A good example of the above is the brief piece in the Aleph collection, titled 'The house of Asterion', where the narrative has no less than 3 different focal points, with one of them appearing in the very end. It therefore makes it highly probable that this is not a narrative and then a cricital edition of it, but something very different, and possibly a fussion of the three people dealing with the narration. (won't type more so as to not spoil it, of course :) ).

Another of his stories, 'The South', which appeared in the second edition of the collection 'Fictiones', is a far clearer case of unreliable narrative as to what is going on and what is imagined as going on.

His first short story, The route to Al-Mutashim, was argued by Borges himself to have been in a way a miniature version of the rest of his works. I find it to be one of his most elegant pieces.

*

While Borges did produce a number of excellent short stories in my view, he also had some notable issues as a writer. After Aleph, and with maybe a couple exceptions, the rest of his 3 decades of writing is often argued to have been clearly inferior to what preceded them. Of course it did not help that his lost his eyesight due to hereditory reasons, but his biographies present an image of a highly reclusive and socially-paraplegic human being.
While his sentences can get to a high level of refinement, he also had the habbit of including rather openly nasty lines, particularly of sexual nature and echoes of his traumatic views on the subject.

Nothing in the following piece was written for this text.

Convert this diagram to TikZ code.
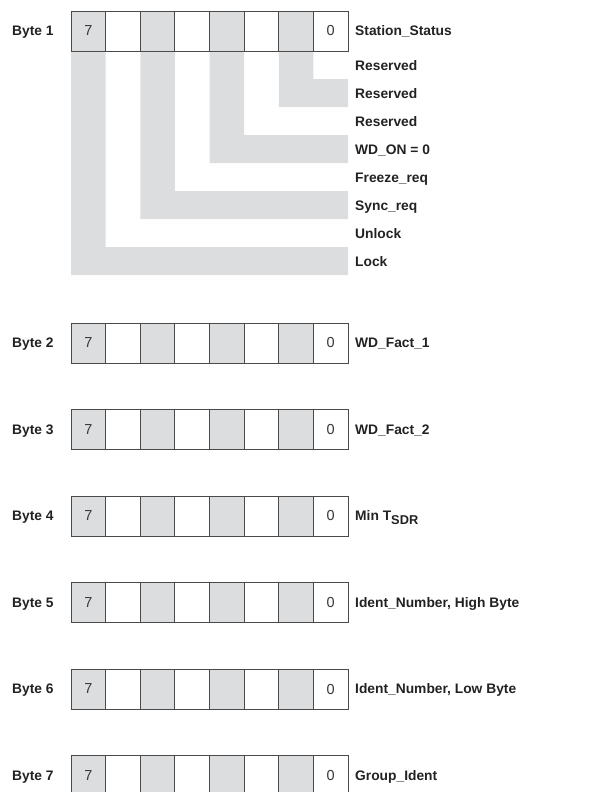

I would like to ask if people here have read some of his works, if you have a favorite, and if you feel like discussing about this very great author :)

 
Sure, I liked Borges. I can't say I remember what I've read well enough to meaningfully discuss it with you, though. I generally just read for enjoyment.

He's got some interesting ideas. Like a one-sided coin, a book of sand, and changing past events.

I think, however, of the two most famous South American writers (that I know of), I prefer Gabriel Garcia Marquez.